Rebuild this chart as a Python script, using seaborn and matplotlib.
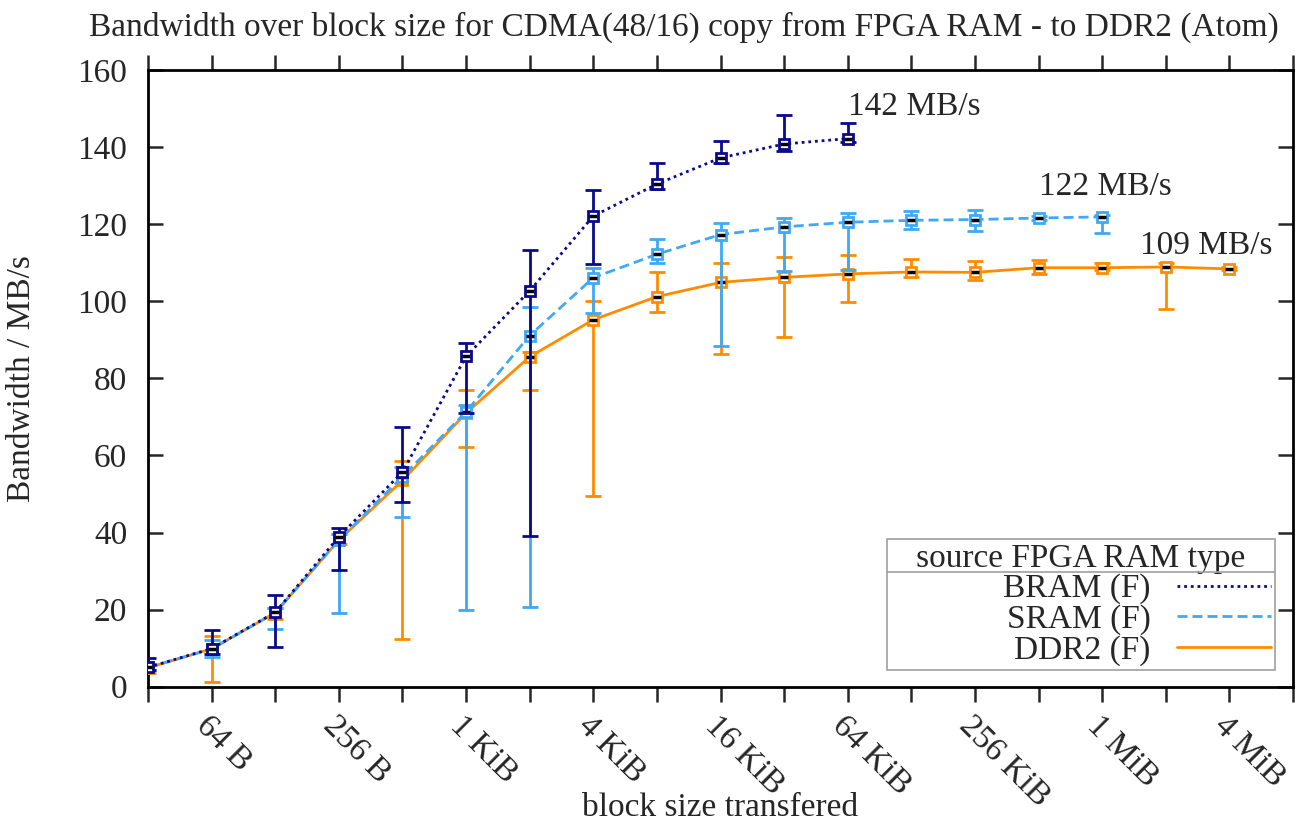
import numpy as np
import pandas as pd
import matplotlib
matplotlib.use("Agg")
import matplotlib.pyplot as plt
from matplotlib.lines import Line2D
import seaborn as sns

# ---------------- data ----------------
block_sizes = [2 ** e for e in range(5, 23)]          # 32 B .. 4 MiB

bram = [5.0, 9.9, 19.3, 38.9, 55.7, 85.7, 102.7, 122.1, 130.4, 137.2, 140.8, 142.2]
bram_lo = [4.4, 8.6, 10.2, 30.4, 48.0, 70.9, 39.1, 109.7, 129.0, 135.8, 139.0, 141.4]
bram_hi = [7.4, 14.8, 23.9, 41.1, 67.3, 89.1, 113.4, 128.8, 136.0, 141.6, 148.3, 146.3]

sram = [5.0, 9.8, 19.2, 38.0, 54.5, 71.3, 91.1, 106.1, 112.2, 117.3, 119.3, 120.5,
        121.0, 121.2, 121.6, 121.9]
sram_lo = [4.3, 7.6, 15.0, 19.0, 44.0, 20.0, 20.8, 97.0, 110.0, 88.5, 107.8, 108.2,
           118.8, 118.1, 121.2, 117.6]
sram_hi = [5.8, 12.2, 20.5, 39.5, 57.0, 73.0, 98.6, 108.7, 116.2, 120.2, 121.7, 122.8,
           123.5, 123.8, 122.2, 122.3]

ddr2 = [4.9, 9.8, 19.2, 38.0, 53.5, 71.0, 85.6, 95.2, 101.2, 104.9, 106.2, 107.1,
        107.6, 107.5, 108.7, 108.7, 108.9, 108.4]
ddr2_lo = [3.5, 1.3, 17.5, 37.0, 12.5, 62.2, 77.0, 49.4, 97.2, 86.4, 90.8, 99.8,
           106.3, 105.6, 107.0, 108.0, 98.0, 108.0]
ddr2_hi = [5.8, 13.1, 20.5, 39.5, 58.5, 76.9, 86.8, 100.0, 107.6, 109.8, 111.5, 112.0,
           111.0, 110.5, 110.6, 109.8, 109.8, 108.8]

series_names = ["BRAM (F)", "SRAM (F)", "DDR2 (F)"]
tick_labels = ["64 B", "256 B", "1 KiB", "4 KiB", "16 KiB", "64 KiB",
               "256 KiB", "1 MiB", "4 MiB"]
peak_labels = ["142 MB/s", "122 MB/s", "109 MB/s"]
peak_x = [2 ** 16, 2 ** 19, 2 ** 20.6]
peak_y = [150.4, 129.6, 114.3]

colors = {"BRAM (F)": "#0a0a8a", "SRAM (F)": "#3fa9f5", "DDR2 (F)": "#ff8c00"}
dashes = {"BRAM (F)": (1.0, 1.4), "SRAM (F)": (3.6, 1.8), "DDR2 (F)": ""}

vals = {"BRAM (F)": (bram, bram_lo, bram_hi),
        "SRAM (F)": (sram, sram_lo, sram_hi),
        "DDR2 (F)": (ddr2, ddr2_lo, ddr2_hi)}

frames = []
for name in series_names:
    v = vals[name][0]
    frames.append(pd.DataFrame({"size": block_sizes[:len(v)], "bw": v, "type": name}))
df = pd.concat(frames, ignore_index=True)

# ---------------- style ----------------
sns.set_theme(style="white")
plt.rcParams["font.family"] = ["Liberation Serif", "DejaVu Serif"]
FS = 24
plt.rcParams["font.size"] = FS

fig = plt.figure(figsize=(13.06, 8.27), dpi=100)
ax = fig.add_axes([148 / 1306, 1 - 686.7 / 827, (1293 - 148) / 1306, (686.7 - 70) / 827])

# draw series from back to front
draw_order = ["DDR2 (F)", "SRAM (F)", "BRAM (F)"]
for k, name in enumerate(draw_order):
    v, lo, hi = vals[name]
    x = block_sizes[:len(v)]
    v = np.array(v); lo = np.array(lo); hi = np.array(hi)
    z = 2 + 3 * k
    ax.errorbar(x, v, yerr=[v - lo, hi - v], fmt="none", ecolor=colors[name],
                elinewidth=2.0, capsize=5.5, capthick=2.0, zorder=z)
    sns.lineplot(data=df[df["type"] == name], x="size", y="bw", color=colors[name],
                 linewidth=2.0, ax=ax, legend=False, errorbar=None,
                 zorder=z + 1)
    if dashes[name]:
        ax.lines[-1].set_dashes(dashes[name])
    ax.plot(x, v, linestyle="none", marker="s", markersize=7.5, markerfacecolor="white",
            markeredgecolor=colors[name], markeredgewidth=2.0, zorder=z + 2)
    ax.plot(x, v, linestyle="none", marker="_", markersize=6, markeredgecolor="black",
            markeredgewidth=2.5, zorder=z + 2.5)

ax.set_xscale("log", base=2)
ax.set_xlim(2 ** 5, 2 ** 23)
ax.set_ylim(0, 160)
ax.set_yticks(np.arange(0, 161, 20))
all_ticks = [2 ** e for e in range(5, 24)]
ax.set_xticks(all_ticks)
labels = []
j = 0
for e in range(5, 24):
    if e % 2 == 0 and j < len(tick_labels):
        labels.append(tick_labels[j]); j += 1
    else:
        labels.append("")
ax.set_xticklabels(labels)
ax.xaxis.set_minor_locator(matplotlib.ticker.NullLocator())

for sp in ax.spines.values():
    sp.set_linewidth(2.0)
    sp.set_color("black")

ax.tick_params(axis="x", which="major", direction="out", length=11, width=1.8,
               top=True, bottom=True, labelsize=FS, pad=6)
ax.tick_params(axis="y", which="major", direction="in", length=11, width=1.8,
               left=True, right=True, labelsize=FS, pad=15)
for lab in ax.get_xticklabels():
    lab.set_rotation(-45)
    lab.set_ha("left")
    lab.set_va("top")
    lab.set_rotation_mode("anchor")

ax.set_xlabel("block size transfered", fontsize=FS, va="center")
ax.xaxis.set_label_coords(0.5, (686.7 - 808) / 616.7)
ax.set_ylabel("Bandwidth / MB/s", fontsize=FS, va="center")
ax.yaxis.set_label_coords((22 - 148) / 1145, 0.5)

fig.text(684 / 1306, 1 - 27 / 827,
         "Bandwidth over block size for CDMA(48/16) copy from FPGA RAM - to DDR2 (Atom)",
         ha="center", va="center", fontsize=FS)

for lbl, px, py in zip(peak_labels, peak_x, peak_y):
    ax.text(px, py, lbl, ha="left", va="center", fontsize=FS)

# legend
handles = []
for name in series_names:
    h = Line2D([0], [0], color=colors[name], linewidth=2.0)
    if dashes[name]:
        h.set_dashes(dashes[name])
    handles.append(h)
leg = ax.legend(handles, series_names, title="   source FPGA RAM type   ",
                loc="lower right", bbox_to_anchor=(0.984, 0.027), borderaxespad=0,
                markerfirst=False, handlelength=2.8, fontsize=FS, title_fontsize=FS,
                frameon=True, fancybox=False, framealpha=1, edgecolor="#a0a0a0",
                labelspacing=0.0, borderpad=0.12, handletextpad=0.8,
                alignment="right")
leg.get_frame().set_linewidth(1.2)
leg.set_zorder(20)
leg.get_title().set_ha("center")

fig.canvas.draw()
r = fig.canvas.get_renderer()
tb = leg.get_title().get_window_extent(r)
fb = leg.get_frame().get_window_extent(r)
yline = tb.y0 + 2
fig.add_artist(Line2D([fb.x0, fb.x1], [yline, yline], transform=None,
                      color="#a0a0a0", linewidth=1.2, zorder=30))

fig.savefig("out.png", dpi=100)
.....
Request:
Please write out all of the material above without changing a word, and omit any pictures.

Reply to the exercise:
Rebuild this chart as a Python script, using seaborn and matplotlib.
import numpy as np
import pandas as pd
import matplotlib
matplotlib.use("Agg")
import matplotlib.pyplot as plt
from matplotlib.lines import Line2D
import seaborn as sns

# ---------------- data ----------------
block_sizes = [2 ** e for e in range(5, 23)]          # 32 B .. 4 MiB

bram = [5.0, 9.9, 19.3, 38.9, 55.7, 85.7, 102.7, 122.1, 130.4, 137.2, 140.8, 142.2]
bram_lo = [4.4, 8.6, 10.2, 30.4, 48.0, 70.9, 39.1, 109.7, 129.0, 135.8, 139.0, 141.4]
bram_hi = [7.4, 14.8, 23.9, 41.1, 67.3, 89.1, 113.4, 128.8, 136.0, 141.6, 148.3, 146.3]

sram = [5.0, 9.8, 19.2, 38.0, 54.5, 71.3, 91.1, 106.1, 112.2, 117.3, 119.3, 120.5,
        121.0, 121.2, 121.6, 121.9]
sram_lo = [4.3, 7.6, 15.0, 19.0, 44.0, 20.0, 20.8, 97.0, 110.0, 88.5, 107.8, 108.2,
           118.8, 118.1, 121.2, 117.6]
sram_hi = [5.8, 12.2, 20.5, 39.5, 57.0, 73.0, 98.6, 108.7, 116.2, 120.2, 121.7, 122.8,
           123.5, 123.8, 122.2, 122.3]

ddr2 = [4.9, 9.8, 19.2, 38.0, 53.5, 71.0, 85.6, 95.2, 101.2, 104.9, 106.2, 107.1,
        107.6, 107.5, 108.7, 108.7, 108.9, 108.4]
ddr2_lo = [3.5, 1.3, 17.5, 37.0, 12.5, 62.2, 77.0, 49.4, 97.2, 86.4, 90.8, 99.8,
           106.3, 105.6, 107.0, 108.0, 98.0, 108.0]
ddr2_hi = [5.8, 13.1, 20.5, 39.5, 58.5, 76.9, 86.8, 100.0, 107.6, 109.8, 111.5, 112.0,
           111.0, 110.5, 110.6, 109.8, 109.8, 108.8]

series_names = ["BRAM (F)", "SRAM (F)", "DDR2 (F)"]
tick_labels = ["64 B", "256 B", "1 KiB", "4 KiB", "16 KiB", "64 KiB",
               "256 KiB", "1 MiB", "4 MiB"]
peak_labels = ["142 MB/s", "122 MB/s", "109 MB/s"]
peak_x = [2 ** 16, 2 ** 19, 2 ** 20.6]
peak_y = [150.4, 129.6, 114.3]

colors = {"BRAM (F)": "#0a0a8a", "SRAM (F)": "#3fa9f5", "DDR2 (F)": "#ff8c00"}
dashes = {"BRAM (F)": (1.0, 1.4), "SRAM (F)": (3.6, 1.8), "DDR2 (F)": ""}

vals = {"BRAM (F)": (bram, bram_lo, bram_hi),
        "SRAM (F)": (sram, sram_lo, sram_hi),
        "DDR2 (F)": (ddr2, ddr2_lo, ddr2_hi)}

frames = []
for name in series_names:
    v = vals[name][0]
    frames.append(pd.DataFrame({"size": block_sizes[:len(v)], "bw": v, "type": name}))
df = pd.concat(frames, ignore_index=True)

# ---------------- style ----------------
sns.set_theme(style="white")
plt.rcParams["font.family"] = ["Liberation Serif", "DejaVu Serif"]
FS = 24
plt.rcParams["font.size"] = FS

fig = plt.figure(figsize=(13.06, 8.27), dpi=100)
ax = fig.add_axes([148 / 1306, 1 - 686.7 / 827, (1293 - 148) / 1306, (686.7 - 70) / 827])

# draw series from back to front
draw_order = ["DDR2 (F)", "SRAM (F)", "BRAM (F)"]
for k, name in enumerate(draw_order):
    v, lo, hi = vals[name]
    x = block_sizes[:len(v)]
    v = np.array(v); lo = np.array(lo); hi = np.array(hi)
    z = 2 + 3 * k
    ax.errorbar(x, v, yerr=[v - lo, hi - v], fmt="none", ecolor=colors[name],
                elinewidth=2.0, capsize=5.5, capthick=2.0, zorder=z)
    sns.lineplot(data=df[df["type"] == name], x="size", y="bw", color=colors[name],
                 linewidth=2.0, ax=ax, legend=False, errorbar=None,
                 zorder=z + 1)
    if dashes[name]:
        ax.lines[-1].set_dashes(dashes[name])
    ax.plot(x, v, linestyle="none", marker="s", markersize=7.5, markerfacecolor="white",
            markeredgecolor=colors[name], markeredgewidth=2.0, zorder=z + 2)
    ax.plot(x, v, linestyle="none", marker="_", markersize=6, markeredgecolor="black",
            markeredgewidth=2.5, zorder=z + 2.5)

ax.set_xscale("log", base=2)
ax.set_xlim(2 ** 5, 2 ** 23)
ax.set_ylim(0, 160)
ax.set_yticks(np.arange(0, 161, 20))
all_ticks = [2 ** e for e in range(5, 24)]
ax.set_xticks(all_ticks)
labels = []
j = 0
for e in range(5, 24):
    if e % 2 == 0 and j < len(tick_labels):
        labels.append(tick_labels[j]); j += 1
    else:
        labels.append("")
ax.set_xticklabels(labels)
ax.xaxis.set_minor_locator(matplotlib.ticker.NullLocator())

for sp in ax.spines.values():
    sp.set_linewidth(2.0)
    sp.set_color("black")

ax.tick_params(axis="x", which="major", direction="out", length=11, width=1.8,
               top=True, bottom=True, labelsize=FS, pad=6)
ax.tick_params(axis="y", which="major", direction="in", length=11, width=1.8,
               left=True, right=True, labelsize=FS, pad=15)
for lab in ax.get_xticklabels():
    lab.set_rotation(-45)
    lab.set_ha("left")
    lab.set_va("top")
    lab.set_rotation_mode("anchor")

ax.set_xlabel("block size transfered", fontsize=FS, va="center")
ax.xaxis.set_label_coords(0.5, (686.7 - 808) / 616.7)
ax.set_ylabel("Bandwidth / MB/s", fontsize=FS, va="center")
ax.yaxis.set_label_coords((22 - 148) / 1145, 0.5)

fig.text(684 / 1306, 1 - 27 / 827,
         "Bandwidth over block size for CDMA(48/16) copy from FPGA RAM - to DDR2 (Atom)",
         ha="center", va="center", fontsize=FS)

for lbl, px, py in zip(peak_labels, peak_x, peak_y):
    ax.text(px, py, lbl, ha="left", va="center", fontsize=FS)

# legend
handles = []
for name in series_names:
    h = Line2D([0], [0], color=colors[name], linewidth=2.0)
    if dashes[name]:
        h.set_dashes(dashes[name])
    handles.append(h)
leg = ax.legend(handles, series_names, title="   source FPGA RAM type   ",
                loc="lower right", bbox_to_anchor=(0.984, 0.027), borderaxespad=0,
                markerfirst=False, handlelength=2.8, fontsize=FS, title_fontsize=FS,
                frameon=True, fancybox=False, framealpha=1, edgecolor="#a0a0a0",
                labelspacing=0.0, borderpad=0.12, handletextpad=0.8,
                alignment="right")
leg.get_frame().set_linewidth(1.2)
leg.set_zorder(20)
leg.get_title().set_ha("center")

fig.canvas.draw()
r = fig.canvas.get_renderer()
tb = leg.get_title().get_window_extent(r)
fb = leg.get_frame().get_window_extent(r)
yline = tb.y0 + 2
fig.add_artist(Line2D([fb.x0, fb.x1], [yline, yline], transform=None,
                      color="#a0a0a0", linewidth=1.2, zorder=30))

fig.savefig("out.png", dpi=100)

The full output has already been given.